Pouco mais de um ano depois de adotar Rafael, Nildes acolheu em sua casa uma usuária de crack e seu filho de 6 meses. Certo dia, a mãe saiu e não voltou, e a Justiça deu a guarda para a pastora. Hoje, Kauan tem 7 anos e é o caçula dos quatro filhos.
Em 2012, ela se mudou para a Alameda Dino Bueno, que há alguns anos concentrava o “fluxo” de usuários de drogas. No ano seguinte, Nildes foi convidada para trabalhar no Programa Recomeço, do governo estadual, que atende dependentes químicos. No projeto desde então, hoje ela coordena os conselheiros da tenda que fica na esquina da Rua Helvétia com a Dino Bueno. A pastora também virou presidente de uma ONG que trabalha com dependentes, o Centro Assistencial ao Povo Carente de São Paulo.

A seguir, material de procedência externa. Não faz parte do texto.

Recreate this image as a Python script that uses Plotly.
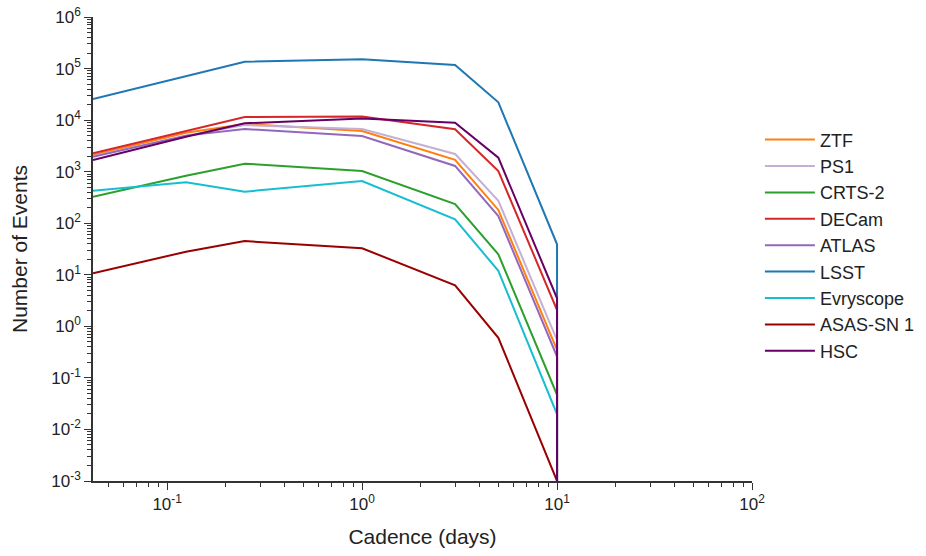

“Me sinto muito honrada de estar aqui. Eu me sinto muito honrada quando eu entro dentro da Cracolândia e eles escondem o cachimbo, e eles falam, ‘olha a pastora’. É o respeito, né”. “Eu me sinto grata, porque é uma oportunidade que Deus tá me dando pra eu servir o meu semelhante”, conta Nildes.
Apesar do discurso religioso, Nildes disse que não entra com a Bíblia no “fluxo” e nem fala sobre religião. “Não imponho religião, não ando orando com ninguém, mas quando eles pedem ‘pastora, ora por mim’, eu faço”.
“Costumo dizer que sou uma pastora de uma igreja sem teto, de uma igreja sem parede, onde eles não são proibidos de entrar”
“Fiquei muito feliz porque o Padre Julio Lancelloti falou uma frase para mim: ‘você é minha pastora'”. Católico, o padre Júlio é conhecido por seu trabalho de auxílio aos moradores de rua. “Eu disse ‘e você é o meu padre’. Fiquei muito feliz porque não há barreiras”, completa Nildes.